The Rev. Raymond Brown, a community activist and president of National Action Now, said that he and others in the community were offended by the fact that the Landrieu administration did not invite the entire community to come out and hear the apology. “That was disrespectful and petty,” Brown told The Louisiana Weekly. “The NOPD and the City of New Orleans violated the public trust and all of us deserve an apology.
“But the mayor wanted to control all the people at the Xavier event and tie a big ribbon around it like a Christmas play. This was political theater and an effort to make it look like this administration has magically transformed the city’s political, social and racial landscape. He still doesn’t understand that he can’t control everything and everyone — that doesn’t happen in a democracy.
“This city still has a long way to go,” Brown added. “The NOPD still has a lot of work to do to move away from unconstitutional policing, racial profiling and excessive force.
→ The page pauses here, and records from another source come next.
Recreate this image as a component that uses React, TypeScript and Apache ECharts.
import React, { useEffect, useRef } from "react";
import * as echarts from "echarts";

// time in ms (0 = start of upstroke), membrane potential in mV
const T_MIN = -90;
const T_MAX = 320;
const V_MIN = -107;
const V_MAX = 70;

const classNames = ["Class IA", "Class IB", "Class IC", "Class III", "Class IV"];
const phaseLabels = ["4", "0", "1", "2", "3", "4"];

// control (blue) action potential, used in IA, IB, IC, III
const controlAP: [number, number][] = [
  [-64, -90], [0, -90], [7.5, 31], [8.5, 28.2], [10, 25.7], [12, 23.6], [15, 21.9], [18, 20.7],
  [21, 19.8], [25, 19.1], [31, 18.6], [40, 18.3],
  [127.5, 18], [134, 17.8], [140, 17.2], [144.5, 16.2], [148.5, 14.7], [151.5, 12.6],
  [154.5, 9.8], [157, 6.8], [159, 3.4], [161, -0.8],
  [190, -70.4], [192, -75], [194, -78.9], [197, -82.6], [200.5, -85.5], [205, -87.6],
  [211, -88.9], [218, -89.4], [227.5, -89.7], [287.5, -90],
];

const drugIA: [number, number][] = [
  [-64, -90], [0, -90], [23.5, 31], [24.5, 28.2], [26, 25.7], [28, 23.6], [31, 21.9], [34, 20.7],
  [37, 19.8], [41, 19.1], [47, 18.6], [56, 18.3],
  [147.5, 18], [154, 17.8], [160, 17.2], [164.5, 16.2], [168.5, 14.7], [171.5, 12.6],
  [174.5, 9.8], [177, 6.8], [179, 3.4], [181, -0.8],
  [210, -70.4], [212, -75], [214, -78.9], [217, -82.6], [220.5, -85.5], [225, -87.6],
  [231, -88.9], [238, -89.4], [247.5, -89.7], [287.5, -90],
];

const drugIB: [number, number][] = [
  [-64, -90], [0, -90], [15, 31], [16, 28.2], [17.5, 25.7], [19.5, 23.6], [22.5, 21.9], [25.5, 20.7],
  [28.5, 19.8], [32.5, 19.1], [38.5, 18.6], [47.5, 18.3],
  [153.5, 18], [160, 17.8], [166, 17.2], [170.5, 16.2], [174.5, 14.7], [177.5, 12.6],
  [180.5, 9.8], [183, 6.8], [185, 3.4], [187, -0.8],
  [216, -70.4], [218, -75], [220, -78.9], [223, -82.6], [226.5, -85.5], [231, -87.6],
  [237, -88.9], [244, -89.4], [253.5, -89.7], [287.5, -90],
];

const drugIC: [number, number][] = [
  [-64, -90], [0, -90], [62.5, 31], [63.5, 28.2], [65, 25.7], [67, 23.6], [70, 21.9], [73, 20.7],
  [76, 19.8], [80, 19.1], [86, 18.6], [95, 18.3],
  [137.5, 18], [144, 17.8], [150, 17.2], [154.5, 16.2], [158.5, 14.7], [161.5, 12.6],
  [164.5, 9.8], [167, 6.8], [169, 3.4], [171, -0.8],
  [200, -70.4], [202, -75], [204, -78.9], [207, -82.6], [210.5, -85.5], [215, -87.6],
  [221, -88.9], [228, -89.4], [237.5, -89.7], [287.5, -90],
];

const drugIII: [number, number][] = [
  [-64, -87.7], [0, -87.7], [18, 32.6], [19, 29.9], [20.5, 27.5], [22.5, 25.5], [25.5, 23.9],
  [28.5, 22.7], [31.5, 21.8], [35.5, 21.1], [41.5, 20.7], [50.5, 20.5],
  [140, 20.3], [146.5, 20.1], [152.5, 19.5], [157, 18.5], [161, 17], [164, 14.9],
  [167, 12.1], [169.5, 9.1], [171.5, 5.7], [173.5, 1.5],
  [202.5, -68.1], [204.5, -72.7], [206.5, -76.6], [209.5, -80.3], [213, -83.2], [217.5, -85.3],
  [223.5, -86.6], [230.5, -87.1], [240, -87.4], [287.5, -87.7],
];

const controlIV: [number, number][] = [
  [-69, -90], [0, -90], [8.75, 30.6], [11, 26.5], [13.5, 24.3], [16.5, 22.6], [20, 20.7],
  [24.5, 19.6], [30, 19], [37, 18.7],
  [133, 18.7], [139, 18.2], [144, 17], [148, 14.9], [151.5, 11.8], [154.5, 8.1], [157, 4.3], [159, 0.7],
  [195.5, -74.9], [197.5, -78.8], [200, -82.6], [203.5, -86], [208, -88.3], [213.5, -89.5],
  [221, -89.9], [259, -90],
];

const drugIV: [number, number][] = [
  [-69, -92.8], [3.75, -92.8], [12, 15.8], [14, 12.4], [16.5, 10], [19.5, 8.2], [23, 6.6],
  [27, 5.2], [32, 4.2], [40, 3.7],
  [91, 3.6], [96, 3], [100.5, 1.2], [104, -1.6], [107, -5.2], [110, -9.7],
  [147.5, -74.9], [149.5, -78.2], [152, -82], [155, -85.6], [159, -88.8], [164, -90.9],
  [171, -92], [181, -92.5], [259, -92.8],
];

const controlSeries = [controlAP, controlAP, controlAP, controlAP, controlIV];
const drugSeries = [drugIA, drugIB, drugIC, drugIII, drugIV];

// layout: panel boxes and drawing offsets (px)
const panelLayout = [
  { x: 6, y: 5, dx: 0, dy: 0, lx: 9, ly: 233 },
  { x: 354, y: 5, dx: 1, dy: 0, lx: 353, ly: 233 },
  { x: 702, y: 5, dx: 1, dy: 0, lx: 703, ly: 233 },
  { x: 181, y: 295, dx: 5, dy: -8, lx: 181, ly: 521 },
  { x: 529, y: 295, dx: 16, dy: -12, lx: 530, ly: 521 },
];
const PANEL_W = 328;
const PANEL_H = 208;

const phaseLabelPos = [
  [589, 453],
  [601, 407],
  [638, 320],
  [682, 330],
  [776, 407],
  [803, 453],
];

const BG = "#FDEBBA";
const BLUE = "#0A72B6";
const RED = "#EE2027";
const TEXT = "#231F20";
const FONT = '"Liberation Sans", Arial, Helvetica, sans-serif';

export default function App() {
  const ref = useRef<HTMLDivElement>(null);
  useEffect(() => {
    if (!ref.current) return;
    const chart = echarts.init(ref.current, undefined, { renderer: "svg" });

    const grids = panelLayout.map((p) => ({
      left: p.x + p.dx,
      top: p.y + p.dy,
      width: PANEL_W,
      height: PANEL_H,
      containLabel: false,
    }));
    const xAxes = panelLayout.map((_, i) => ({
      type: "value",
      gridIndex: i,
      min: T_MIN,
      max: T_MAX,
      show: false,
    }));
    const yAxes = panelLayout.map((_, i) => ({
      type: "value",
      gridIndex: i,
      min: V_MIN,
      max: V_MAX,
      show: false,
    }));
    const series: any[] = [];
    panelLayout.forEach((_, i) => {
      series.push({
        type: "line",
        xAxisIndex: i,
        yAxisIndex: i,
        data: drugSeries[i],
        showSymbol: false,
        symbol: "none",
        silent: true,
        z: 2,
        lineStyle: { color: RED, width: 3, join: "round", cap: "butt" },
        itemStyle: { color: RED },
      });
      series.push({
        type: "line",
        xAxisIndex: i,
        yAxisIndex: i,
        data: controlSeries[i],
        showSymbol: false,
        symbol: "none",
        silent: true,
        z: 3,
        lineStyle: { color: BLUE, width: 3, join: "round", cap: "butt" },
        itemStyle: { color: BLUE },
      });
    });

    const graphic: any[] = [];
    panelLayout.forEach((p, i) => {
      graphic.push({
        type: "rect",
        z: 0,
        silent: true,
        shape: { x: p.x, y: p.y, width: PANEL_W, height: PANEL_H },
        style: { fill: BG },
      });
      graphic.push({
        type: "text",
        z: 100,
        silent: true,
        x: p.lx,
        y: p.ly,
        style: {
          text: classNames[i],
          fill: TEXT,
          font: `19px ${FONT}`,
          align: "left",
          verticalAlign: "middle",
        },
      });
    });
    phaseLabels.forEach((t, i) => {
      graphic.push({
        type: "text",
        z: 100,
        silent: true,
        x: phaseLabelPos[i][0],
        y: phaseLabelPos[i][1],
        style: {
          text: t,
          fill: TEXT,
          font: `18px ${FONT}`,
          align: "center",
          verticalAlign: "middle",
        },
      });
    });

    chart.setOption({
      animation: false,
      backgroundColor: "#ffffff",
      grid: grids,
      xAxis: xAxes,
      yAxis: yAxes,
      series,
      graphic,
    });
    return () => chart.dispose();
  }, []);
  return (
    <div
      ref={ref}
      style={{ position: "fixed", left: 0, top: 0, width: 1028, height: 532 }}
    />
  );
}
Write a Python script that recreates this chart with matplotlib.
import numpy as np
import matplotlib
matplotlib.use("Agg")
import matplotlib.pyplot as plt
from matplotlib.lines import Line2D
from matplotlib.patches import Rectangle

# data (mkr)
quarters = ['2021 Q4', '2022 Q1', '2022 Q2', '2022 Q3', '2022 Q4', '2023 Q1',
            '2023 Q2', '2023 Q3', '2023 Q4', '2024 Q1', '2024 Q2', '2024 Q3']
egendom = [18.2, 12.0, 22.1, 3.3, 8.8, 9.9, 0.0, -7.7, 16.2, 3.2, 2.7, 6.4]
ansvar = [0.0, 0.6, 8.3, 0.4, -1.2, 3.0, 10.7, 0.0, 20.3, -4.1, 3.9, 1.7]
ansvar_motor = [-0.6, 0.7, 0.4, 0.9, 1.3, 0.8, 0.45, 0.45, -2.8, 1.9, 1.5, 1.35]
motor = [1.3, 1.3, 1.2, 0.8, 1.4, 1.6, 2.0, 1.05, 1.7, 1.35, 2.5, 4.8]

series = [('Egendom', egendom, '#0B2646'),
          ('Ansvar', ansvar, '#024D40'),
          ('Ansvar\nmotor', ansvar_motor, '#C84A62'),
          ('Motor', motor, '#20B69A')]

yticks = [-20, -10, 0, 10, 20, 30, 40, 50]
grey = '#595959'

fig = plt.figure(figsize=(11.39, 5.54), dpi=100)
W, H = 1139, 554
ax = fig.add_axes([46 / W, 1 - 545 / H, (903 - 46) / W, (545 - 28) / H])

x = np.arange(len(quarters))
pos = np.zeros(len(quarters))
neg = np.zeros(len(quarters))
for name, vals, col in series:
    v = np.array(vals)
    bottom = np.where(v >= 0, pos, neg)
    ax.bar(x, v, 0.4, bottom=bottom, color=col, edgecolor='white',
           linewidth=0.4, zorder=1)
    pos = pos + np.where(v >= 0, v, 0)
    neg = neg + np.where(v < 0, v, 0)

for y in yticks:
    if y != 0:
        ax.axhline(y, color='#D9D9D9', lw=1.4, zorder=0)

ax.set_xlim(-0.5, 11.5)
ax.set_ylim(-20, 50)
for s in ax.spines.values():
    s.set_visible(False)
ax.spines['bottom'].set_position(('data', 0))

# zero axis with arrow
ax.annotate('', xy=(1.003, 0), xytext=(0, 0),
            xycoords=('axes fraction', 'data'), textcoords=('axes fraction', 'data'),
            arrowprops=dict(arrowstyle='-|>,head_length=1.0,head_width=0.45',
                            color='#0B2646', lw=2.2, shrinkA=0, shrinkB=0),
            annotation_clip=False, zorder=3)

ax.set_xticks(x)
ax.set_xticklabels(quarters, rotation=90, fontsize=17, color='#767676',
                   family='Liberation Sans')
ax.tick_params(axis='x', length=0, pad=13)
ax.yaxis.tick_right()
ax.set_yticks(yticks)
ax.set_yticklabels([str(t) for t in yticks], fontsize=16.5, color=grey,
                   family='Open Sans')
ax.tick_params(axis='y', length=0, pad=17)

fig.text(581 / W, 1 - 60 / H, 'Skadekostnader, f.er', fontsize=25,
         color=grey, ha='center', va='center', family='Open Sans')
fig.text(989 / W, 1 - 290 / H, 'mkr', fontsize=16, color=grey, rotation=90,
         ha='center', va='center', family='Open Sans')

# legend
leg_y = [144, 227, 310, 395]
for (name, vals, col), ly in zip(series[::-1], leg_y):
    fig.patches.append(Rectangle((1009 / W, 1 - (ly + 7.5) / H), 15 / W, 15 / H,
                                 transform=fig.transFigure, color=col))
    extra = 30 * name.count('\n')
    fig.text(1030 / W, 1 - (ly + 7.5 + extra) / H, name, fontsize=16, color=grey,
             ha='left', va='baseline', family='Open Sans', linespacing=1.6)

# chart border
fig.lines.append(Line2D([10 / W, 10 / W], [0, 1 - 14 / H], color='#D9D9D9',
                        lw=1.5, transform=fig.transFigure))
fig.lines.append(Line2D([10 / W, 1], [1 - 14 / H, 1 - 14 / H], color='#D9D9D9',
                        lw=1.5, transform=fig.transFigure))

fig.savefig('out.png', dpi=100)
Right now, it looks like they’re focusing on cosmetic reforms and making it look like the department has made drastic changes when it clearly hasn’t.”
Community United for Change, the grassroots organization that hosted community meetings bringing together residents and Department of Justice officials for three years before the DOJ decided to investigate several high-profile NOPD cases, issued a statement last week that casts a cloud over the Landrieu administration’s handling of the settlement and its apology to victims of unconstitutional policing in New Orleans.
“Mitch Landrieu, as mayor of New Orleans, has sought nothing more than to disenfranchise the victims and the people by using the clergy and the emotional disruption from the loss and/or wounding of a loved one to feather his own cap by forcing unreal and unjust settlements on the grieving loved ones. This, as a means of burying the past, was orchestrated to save the city money and to disenfranchise the constitutional protections provided for citizens, by presenting a false tempered future,” CUC wrote.
“High crimes and misdemeanors were perpetrated by law enforcement agents who are supposed to protect those who cannot protect themselves…”
Calling the City’s gesture a “hollow apology” and a “charade,” CUC added, “The fact that many of the plaintiffs were not comfortable with accepting the apology or the settlement speaks volumes of a forced political deal that was brokered to keep evidence from the public that would possibly reveal more of the dirty tricks the current NOPD employs.
“For the mayor to hide behind the cloth of the clergy and to use the emotions of family members to pressure a deal is not an act of forgiveness, it’s an act of desperation… Where is the justice?”